With up to 4,000 police on duty at any one time in the environs of the summit, held outside Edinburgh, Scotland, the event was at the centre of the biggest security operation in UK history. But there was little need to set up a force of 12,000 officers, and place three security cordons around the Gleneagles Hotel, to protect the G8 heads of state and their entourage from a few hundred anarchist protesters armed with sticks and bricks.

It would seem reasonable to assume that terrorists intent on attacking the UK during the summit would find London a more inviting and realisable target than the massively fortified location of the summit itself.

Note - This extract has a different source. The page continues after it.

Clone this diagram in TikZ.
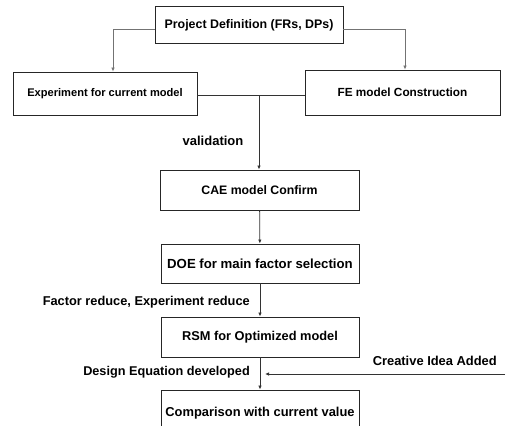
\documentclass[tikz,border=0pt]{standalone}
\usepackage{fontspec}
\setmainfont{Liberation Sans}
\usetikzlibrary{arrows.meta}
\newcommand{\fsz}[1]{\fontsize{#1}{#1}\selectfont\bfseries}
\begin{document}
\begin{tikzpicture}[x=1pt,y=-1pt,
  box/.style={draw=black!85,line width=0.9pt,minimum width=#1,inner sep=0pt},
  lbl/.style={inner sep=0pt},
  conn/.style={draw=black!80,line width=0.8pt,-{Latex[length=4pt,width=3.5pt]}},
  thin/.style={draw=black!55,line width=0.7pt,-{Latex[length=4pt,width=3.5pt]}}]
\useasboundingbox[fill=white] (0,0) rectangle (507,426);
\clip (0,0) rectangle (507,426);
\node[box=188pt,minimum height=37pt,font=\fsz{12.4}] (top) at (249,25) {Project Definition (FRs, DPs)};
\node[box=184pt,minimum height=43pt,font=\fsz{11.1}] (left) at (105,93.5) {Experiment for current model};
\node[box=195pt,minimum height=45pt,font=\fsz{11.8}] (right) at (402.5,92.5) {FE model Construction};
\node[box=199pt,minimum height=40pt,font=\fsz{12.3}] (cae) at (259.5,190) {CAE model Confirm};
\node[box=198pt,minimum height=39pt,font=\fsz{13.2}] (doe) at (260,263.5) {DOE for main factor selection};
\node[box=198pt,minimum height=40pt,font=\fsz{12.8}] (rsm) at (260,337) {RSM for Optimized model};
\node[box=198pt,minimum height=50pt] (cmp) at (260,415) {};
\node[lbl,font=\fsz{12.9}] (cmpt) at (260,413) {Comparison with current value};
\node[lbl,font=\fsz{13}] (val) at (213,141) {validation};
\node[lbl,anchor=east,font=\fsz{12.8}] (fr) at (250,302) {Factor reduce, Experiment reduce};
\node[lbl,anchor=east,font=\fsz{12.7}] (de) at (250,372) {Design Equation developed};
\node[lbl,anchor=east,font=\fsz{12.9}] (cr) at (497,361) {Creative Idea Added};
\coordinate (j) at (259,95);
\coordinate (cs) at (505,374);
\coordinate (ce) at (265,374);
\draw[thin] ([yshift=-4pt]top.west) -| ([xshift=8pt]left.north);
\draw[thin] ([yshift=-4pt]top.east) -| ([xshift=2.5pt]right.north);
\draw[draw=black!80,line width=0.8pt] ([yshift=-1.5pt]left.east) -- ([yshift=-2.5pt]right.west);
\draw[conn] (j) -- (j |- cae.north);
\draw[conn] (cae) -- (doe);
\draw[conn] (doe) -- (rsm);
\draw[conn] (rsm) -- (cmp.north -| rsm);
\draw[conn] (cs) -- (ce);
\end{tikzpicture}
\end{document}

The Met has 31,000 police in total, but the 1,500 sent to Edinburgh will have included many of its specialists in counter-terrorism operations. As a result, security in London may have been diluted.

As Burns also points out, a meeting of G8 justice and interior ministers in Sheffield prior to the Gleneagles summit had “agreed to develop international cooperation to protect potential vulnerable targets, among them underground and train networks.”

It is too early to draw any conclusions about the authors of the terrorist atrocity in London. Whoever they might be, or whatever their political motives, they have committed a reactionary and criminal act that can only play into the hands of the American and British governments, which have seized on the tragedy to justify their war in Iraq and the so-called “war on terrorism.”

However, the mounting inconsistencies and questions do point to one important political fact: for the imperialist governments, raising the threat of terrorism has far more to do with providing a pretext for militarism abroad and repression at home than with concern for the well-being of the broad mass of the people.

As always, terrorist attacks are viewed by the US and Britain, in particular, as opportunities to justify the war in Iraq, even though, as everyone knows, Iraq had nothing to do with Al Qaeda or 9/11, possessed no weapons of mass destruction, and posed no threat to the American or British people.